Rob, it's all about inferences, isn't it?  Some people are suggesting that - for example - Ian McLaurin Smith is probably not a good match for John William Smith. We can infer from the fact that the names are very different that this is probably not the same person.  If the data shows that the John William Smith (for example) that I'm entering was born in England, and another John William Smith (without a birth location entered in the database) was the the middle child of five siblings, all of whom were born in Kentucky, the system can infer that this is probably not the same person.  In this case, I would suggest the system eliminate John William Smith of (very probably) Kentucky from the list of suggested matches; failing that, being a highly unlikely match, he should be relegated to the bottom of the list and the reason for his low position (the birth places of his family members) should be shown. Sorry if I just repeated myself, but this makes sense.  What do you do when there's a suggested match with no location?  You either ignore it as it's among a long list of other suggested matches, or you check out the person's profile and/or family members for hints of where they lived. The system can make this whole process much more efficient.  

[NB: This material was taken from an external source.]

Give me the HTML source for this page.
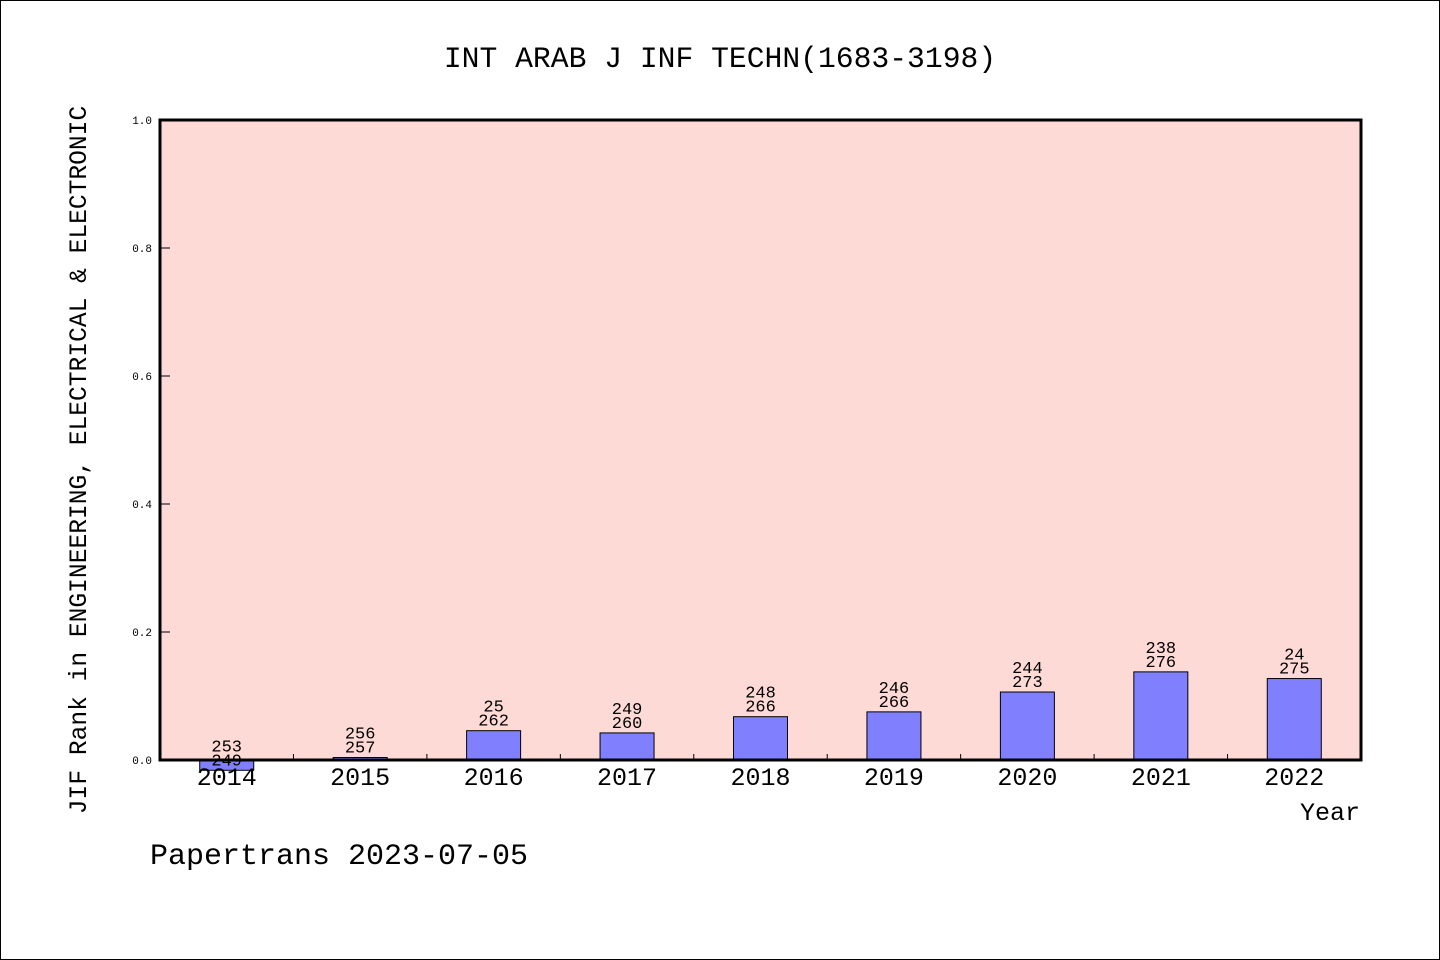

In the WBE, we have the Suggested Matches Filters feature, which - after clicking a button - filters out suggested matches so that you can look for the most likely correct match.  There are three buttons: Location, Name, and Date.

Location

1 click: Filter out people by country (if they were born in a different country, or if none of their family members were born in the same country as the new person);

2 clicks: Filter by other words in the location fields.

So clicking 'Location' twice should only leave people born in a place with the same name in the same country.

Name

1 click: Filter people out according to the 'middle name' status.  If our new person has 'no middle name' checked then anyone with a name in the middle name field is removed (I should probably revise this in light of the recent changes to the system). If 'no middle name' is not checked and a person has a middle name which is different from our new person's middle name, they are filtered out.

2 clicks: Filter out people with different given or family names.

Date:

1 click: Filter out people born 2 years or more before or after our new person.

2 clicks: Filter out people born in a different year from our new person.

A third click of any of the buttons removes the applied filter, restoring the original list of suggested matches.

This feature also adds the locations of family members to the information of the suggested match if they don't have any locations and their family members do.

This isn't a perfect system, but I think each of these ideas is a valid way of narrowing down the currently (sometimes) huge list of suggested matches.

Ian, I would be careful about filtering out with and without middle names.  Many Americans aren't familiar with the naming practices of combining all the first names used by many countries (I had to learn about that myself).  I think we would miss potential matches on new profiles made by newer people (and they make many of the duplicates).
+22 votes
Location and date filtering as already suggested are big ones.

Also when the input is only a name, like when searching from the home page or a profile page, etc., I'd like for the top results to be ones that match exactly what I put in, especially when I've given a first and middle name. If I search for John William Smith, there are probably 20 results that have either John or William as a first or middle name but are not actually John William Smith before getting to an actual John William Smith. The fifth result is Ian McLaurin Smith. The name variants can be helpful but I'd like to see exact matches first.
by Christy Melick G2G6 Pilot (110k points)
Yes! Exact name, date, and location matches should be at the top. When the exact duplicate is number 20 on the list that I just had to scan meticulously through, that's frustrating.
+13 votes

Many Anglo-Saxon first names start with Æ, which is the normally recognised spelling and is also the practice on Wikipedia, but some people will be searching for them using the initial letters Ae or just A. Is it possible to program the search engine so that search results for names beginning with Ae and A also bring up names beginning with Æ? This is what Wikipedia has done.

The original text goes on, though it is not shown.